For Republicans, call Paul Ryan the schizophrenic choice.
Even as they celebrated Mitt Romney’s decision to select the House Budget chairman as his vice presidential running mate, they acknowledged it carries political risks for the GOP ticket in the November battle against President Barack Obama. Democrats are uniformly elated, believing that the Wisconsin lawmaker's blueprint to overhaul Medicare could be a dagger to the heart of the Romney campaign — and a lifeboat for Obama, whose re-election is threatened by a potential wave of voter discontent.
Conversations with Republican professionals and Twitter exchanges with some of my “very” conservative followers since Saturday’s announcement reveal the GOP’s split personality over the Ryan pick.
In one breath, they glowingly discuss how putting the Ryan on the ticket has transformed the presidential race from petty to serious, a signal that a Romney administration might tackle the country’s fiscal challenges with a conservative vigor not seen since Ronald Reagan. In the next, they anguish that Obama might overcome the handicap of 8.3 percent unemployment and anemic economic growth by defining the race as a fight to protect the popular social safety net.
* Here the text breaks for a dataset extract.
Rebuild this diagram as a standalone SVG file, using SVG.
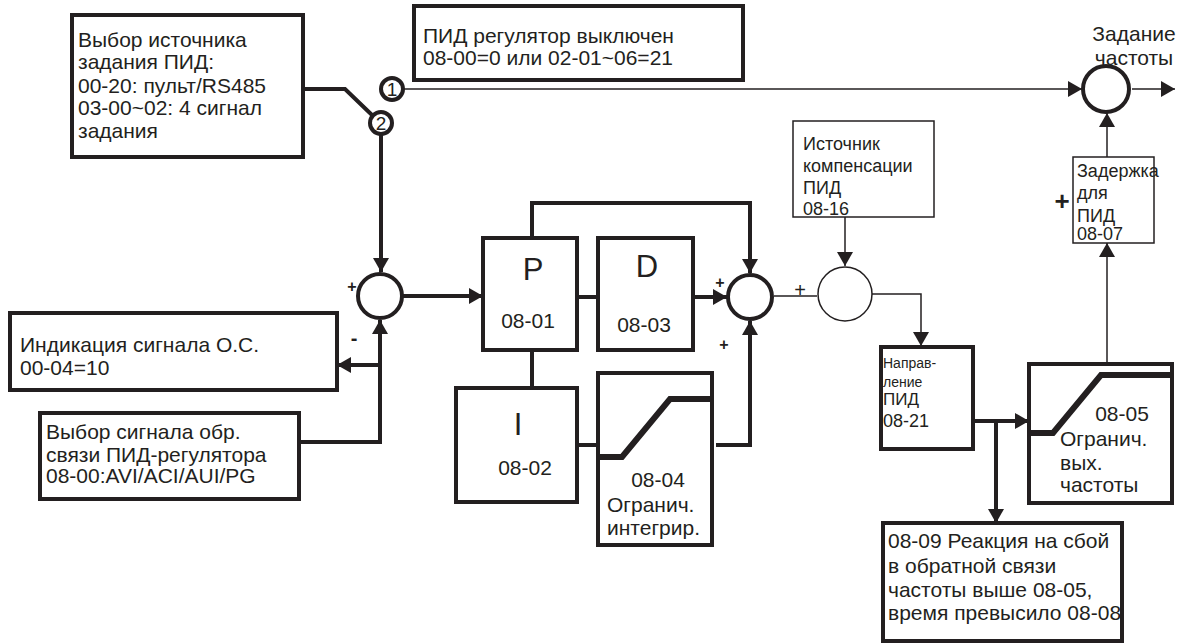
<svg xmlns="http://www.w3.org/2000/svg" width="1186" height="643" viewBox="0 0 1186 643">
<defs>
<style>
text{font-family:"Liberation Sans",Arial,sans-serif;fill:#231f20;font-size:21px}
.box{fill:#fff;stroke:#231f20;stroke-width:4}
.tbox{fill:#fff;stroke:#231f20;stroke-width:1.5}
.thick{fill:none;stroke:#231f20;stroke-width:4}
.thin{fill:none;stroke:#231f20;stroke-width:1.5}
.circ{fill:#fff;stroke:#231f20;stroke-width:4}
.tcirc{fill:#fff;stroke:#231f20;stroke-width:1.5}
.lim{fill:none;stroke:#231f20;stroke-width:6}
.big{font-size:31px}
.mid{text-anchor:middle}
</style>
<marker id="ah" viewBox="0 0 14 16" refX="14" refY="8" markerWidth="14" markerHeight="16" markerUnits="userSpaceOnUse" orient="auto">
<path d="M0,0 L14,8 L0,16 z" fill="#231f20"/>
</marker>
</defs>
<rect width="1186" height="643" fill="#fff"/>

<g id="connectors">
<polyline class="thick" points="303,89 345,89 372,115"/>
<line class="thin" x1="404" y1="89" x2="1082" y2="89" marker-end="url(#ah)"/>
<line class="thin" x1="1132" y1="89" x2="1175" y2="89" marker-end="url(#ah)"/>
<line class="thick" x1="381" y1="134" x2="381" y2="272" marker-end="url(#ah)"/>
<line class="thick" x1="403" y1="296" x2="483" y2="296" marker-end="url(#ah)"/>
<polyline class="thick" points="299,442 380,442 380,320" marker-end="url(#ah)"/>
<line class="thick" x1="380" y1="365" x2="337" y2="365" marker-end="url(#ah)"/>
<polyline class="thick" points="532,238 532,203 750,203 750,273" marker-end="url(#ah)"/>
<line class="thick" x1="577" y1="297" x2="598" y2="297"/>
<line class="thick" x1="693" y1="297" x2="727" y2="297" marker-end="url(#ah)"/>
<line class="thick" x1="532" y1="350" x2="532" y2="388"/>
<line class="thick" x1="577" y1="445" x2="598" y2="445"/>
<polyline class="thick" points="716,445 750,445 750,321" marker-end="url(#ah)"/>
<line class="thin" x1="774" y1="296" x2="817" y2="296"/>
<line class="thin" x1="845" y1="217" x2="845" y2="266" marker-end="url(#ah)"/>
<polyline class="thin" points="872,294 921,294 921,346" marker-end="url(#ah)"/>
<line class="thick" x1="973" y1="421" x2="1029" y2="421" marker-end="url(#ah)"/>
<line class="thick" x1="996" y1="421" x2="996" y2="523" marker-end="url(#ah)"/>
<line class="thin" x1="1107" y1="364" x2="1107" y2="243" marker-end="url(#ah)"/>
<line class="thin" x1="1107" y1="157" x2="1107" y2="113" marker-end="url(#ah)"/>
</g>

<g id="src-select">
<rect class="box" x="72" y="15" width="231" height="142"/>
<text x="78" y="47">Выбор источника</text>
<text x="78" y="69">задания ПИД:</text>
<text x="78" y="93">00-20: пульт/RS485</text>
<text x="78" y="115">03-00~02: 4 сигнал</text>
<text x="78" y="138">задания</text>
</g>

<g id="switch1">
<circle class="circ" cx="392" cy="89" r="11" stroke-width="3"/>
<text x="392" y="96" class="mid" style="font-size:19px">1</text>
</g>
<g id="switch2">
<circle class="circ" cx="381" cy="123" r="11" stroke-width="3"/>
<text x="381" y="130" class="mid" style="font-size:19px">2</text>
</g>

<g id="pid-off">
<rect class="box" x="414" y="6" width="329" height="74"/>
<text x="423" y="43">ПИД регулятор выключен</text>
<text x="423" y="65">08-00=0 или 02-01~06=21</text>
</g>

<g id="freq-sum">
<circle class="circ" cx="1106" cy="89" r="23"/>
<text x="1134" y="41" class="mid">Задание</text>
<text x="1134" y="65" class="mid">частоты</text>
</g>

<g id="sum1">
<circle class="circ" cx="380" cy="296" r="22"/>
<text x="352" y="292" style="font-size:16px;font-weight:bold" class="mid">+</text>
<text x="354" y="345" style="font-size:20px;font-weight:bold" class="mid">-</text>
</g>

<g id="fb-display">
<rect class="box" x="10" y="313" width="327" height="77"/>
<text x="20" y="352">Индикация сигнала О.С.</text>
<text x="20" y="375"> 00-04=10</text>
</g>

<g id="fb-select">
<rect class="box" x="40" y="413" width="259" height="86"/>
<text x="46" y="439">Выбор сигнала обр.</text>
<text x="46" y="462">связи ПИД-регулятора</text>
<text x="46" y="483">08-00:AVI/ACI/AUI/PG</text>
</g>

<g id="p-block">
<rect class="box" x="483" y="238" width="94" height="112"/>
<text x="533" y="280" class="mid big">P</text>
<text x="528" y="328" class="mid">08-01</text>
</g>

<g id="d-block">
<rect class="box" x="598" y="238" width="95" height="112"/>
<text x="647" y="277" class="mid big">D</text>
<text x="644" y="332" class="mid">08-03</text>
</g>

<g id="i-block">
<rect class="box" x="456" y="388" width="121" height="114"/>
<text x="518" y="435" class="mid big">I</text>
<text x="525" y="475" class="mid">08-02</text>
</g>

<g id="int-limit">
<rect class="box" x="598" y="373" width="114" height="172"/>
<polyline class="lim" points="598,457 622,457 670,399 712,399"/>
<text x="658" y="487" class="mid">08-04</text>
<text x="607" y="512">Огранич.</text>
<text x="607" y="535">интегрир.</text>
</g>

<g id="sum2">
<circle class="circ" cx="750" cy="297" r="22"/>
<text x="720" y="288" style="font-size:16px;font-weight:bold" class="mid">+</text>
<text x="724" y="350" style="font-size:16px;font-weight:bold" class="mid">+</text>
<text x="800" y="297" style="font-size:20px" class="mid">+</text>
</g>

<g id="comp-source">
<rect class="tbox" x="793" y="121" width="141" height="96"/>
<text x="803" y="150" style="font-size:18px">Источник</text>
<text x="803" y="172" style="font-size:18px">компенсации</text>
<text x="803" y="194" style="font-size:18px">ПИД</text>
<text x="803" y="215" style="font-size:18px">08-16</text>
</g>

<g id="comp-sum">
<circle class="tcirc" cx="845" cy="294" r="27"/>
</g>

<g id="direction">
<rect class="box" x="881" y="347" width="92" height="102"/>
<text x="883" y="368" style="font-size:14px">Направ-</text>
<text x="883" y="387" style="font-size:14px">ление</text>
<text x="883" y="405" style="font-size:17px">ПИД</text>
<text x="883" y="427" style="font-size:18px"> 08-21</text>
</g>

<g id="out-limit">
<rect class="box" x="1029" y="364" width="143" height="139"/>
<polyline class="lim" points="1029,433 1053,433 1101,375 1172,375"/>
<text x="1122" y="421" class="mid">08-05</text>
<text x="1060" y="446">Огранич.</text>
<text x="1060" y="470">вых.</text>
<text x="1060" y="492">частоты</text>
</g>

<g id="fault">
<rect class="box" x="883" y="523" width="239" height="118"/>
<text x="888" y="548">08-09 Реакция на сбой</text>
<text x="888" y="573">в обратной связи</text>
<text x="888" y="597">частоты выше 08-05,</text>
<text x="888" y="620">время превысило 08-08</text>
</g>

<g id="delay">
<rect class="tbox" x="1073" y="157" width="81" height="86"/>
<text x="1077" y="177" style="font-size:18px">Задержка</text>
<text x="1077" y="199" style="font-size:18px">для</text>
<text x="1077" y="222" style="font-size:18px">ПИД</text>
<text x="1077" y="240" style="font-size:18px">08-07</text>
<text x="1062" y="210" style="font-size:26px;font-weight:bold" class="mid">+</text>
</g>
</svg>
“I love Ryan on policy, and the fact that Romney made such a risky pick helps me convince (sic) that he might be a [conservative] POTUS,” one of my followers tweeted to me this morning. But in subsequent tweets, this individual, who supported Rick Santorum in the Republican primary and has said he was disinclined to vote for Romney in November, added this: “BUT, I think this was a bad choice. [Romney] didn't have to take Ryan — an easy target. ... With Ryan on the ticket, Obama will easily continue to distract voters from the economy and high unemployment, to Medicare.”
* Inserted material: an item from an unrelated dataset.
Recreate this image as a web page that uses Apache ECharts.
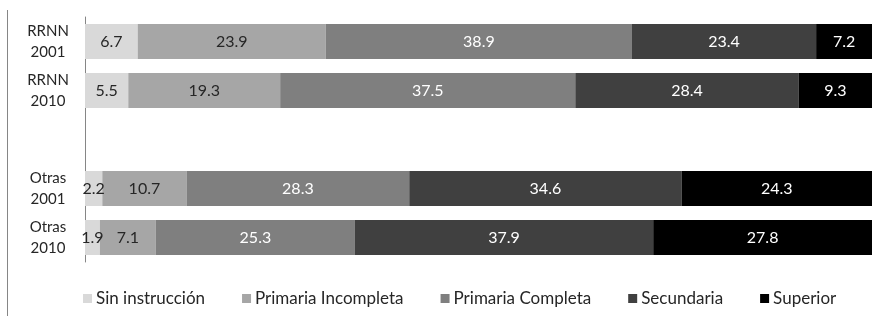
<!DOCTYPE html>
<html>
<head>
<meta charset="utf-8">
<script src="https://cdn.jsdelivr.net/npm/echarts@6/dist/echarts.min.js"></script>
<style>
  html, body { margin: 0; padding: 0; background: #fff; }
  #chart { width: 880px; height: 316px; }
</style>
</head>
<body>
<div id="chart"></div>
<script>
// categorías (la vacía deja el hueco entre grupos)
const categorias = ["RRNN\n2001", "RRNN\n2010", "", "Otras\n2001", "Otras\n2010"];
const series_nombres = ["Sin instrucción", "Primaria Incompleta", "Primaria Completa", "Secundaria", "Superior"];
const sin_instruccion = [6.7, 5.5, null, 2.2, 1.9];
const primaria_incompleta = [23.9, 19.3, null, 10.7, 7.1];
const primaria_completa = [38.9, 37.5, null, 28.3, 25.3];
const secundaria = [23.4, 28.4, null, 34.6, 37.9];
const superior = [7.2, 9.3, null, 24.3, 27.8];

const valores = [sin_instruccion, primaria_incompleta, primaria_completa, secundaria, superior];
const colores = ["#d9d9d9", "#a6a6a6", "#7f7f7f", "#404040", "#000000"];
const colores_texto = ["#262626", "#262626", "#ffffff", "#ffffff", "#ffffff"];

let myChart = echarts.init(document.getElementById("chart"));
let option = {
  backgroundColor: "#fff",
  animation: false,
  textStyle: { fontFamily: "Lato" },
  grid: { left: 85, right: 8, top: 17, bottom: 54 },
  legend: {
    left: 78,
    top: 285,
    itemWidth: 9,
    itemHeight: 9,
    itemGap: 37,
    icon: "rect",
    textStyle: { fontSize: 17, color: "#262626", padding: [0, 0, 0, -1] },
    data: series_nombres
  },
  graphic: [{
    type: "line",
    shape: { x1: 7.5, y1: 10, x2: 7.5, y2: 316 },
    style: { stroke: "#868686", lineWidth: 1 }
  }],
  xAxis: {
    type: "value",
    min: 0,
    max: 100,
    show: false
  },
  yAxis: {
    type: "category",
    data: categorias,
    inverse: true,
    axisLine: { show: true, lineStyle: { color: "#868686", width: 1 } },
    axisTick: { show: false },
    axisLabel: {
      align: "center",
      margin: 37,
      fontSize: 15,
      lineHeight: 21,
      color: "#262626"
    }
  },
  series: series_nombres.map((n, i) => ({
    name: n,
    type: "bar",
    stack: "total",
    barWidth: 35,
    data: valores[i],
    itemStyle: { color: colores[i] },
    label: {
      show: true,
      position: "inside",
      fontSize: 16,
      color: colores_texto[i],
      formatter: p => p.value.toFixed(1)
    }
  }))
};
myChart.setOption(option);
</script>
</body>
</html>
A Republican operative based in Washington, D.C., who also is a Romney donor, suggested he was heartened by the former Massachusetts governor’s decision to choose Ryan because it indicates he’s not running just to win, but also to make a difference. “If Romney loses because the Ryan budget is unfair, then why would you want to win?” this individual said, in reference to the Ryan budget plan passed by the House that includes a controversial Medicare overhaul that Democrats contend would gut the program and raise costs for seniors. Republicans argue the plan would put Medicare on a more sustainable path and would only affect future, not current, beneficiaries.
But to the extent that winning matters, if for no other reason than to put the brakes on Obama’s agenda, this self-described conservative-at-heart-but-realistic Romney donor expressed concern. His biggest worry is that while Ryan has proved effective at times at winning the debate over his budget proposals, he cannot be everywhere in a national presidential campaign. And even if he could be, he needs to adjust his sales pitch to meet the circumstances.
“The campaign needs a coordinated message machine,” this Romney supporter said. “Even if he is present, Ryan needs to come up with a time-efficient explanation. He will not get 15 minutes to respond every time.”
So, stipulating for a moment that Ryan carries as much political risk for Romney as Democrats and nervous Republicans claim, what might have sold the presumptive GOP presidential nominee on the 42-year-old policy wonk? According to a knowledgeable Republican source I spoke with Saturday, the two men hit it off personally — and so did their wives, Ann Romney and Janna Ryan.
As Ryan told me during an interview in late May, he had been chatting with Romney periodically throughout the contentious GOP primary to discuss policy matters, and he came away with the impression that the career business executive and former governor “not only really understood the issues and the complexity of the issues, that he really had the fortitude to take these things on.”
But it was during the GOP primary campaign in Wisconsin, which came just as Ryan delivered a timely and much-needed endorsement of Romney as the former governor attempted to hold off Santorum, that they cemented a relationship that would become the foundation for Romney’s decision to pass over a wealth of perhaps more seasoned (and some might say, safer) Republican talent in his search for a running mate.
When “Romney was out in Wisconsin for that primary, there was a very strong connection, and Ann and Janna really connected. Obviously Ryan had the policy and political credentials. But the family sign-off helped on both sides,” the knowledgeable Republican source said. “They just had a connection that you can’t fake and can’t create.”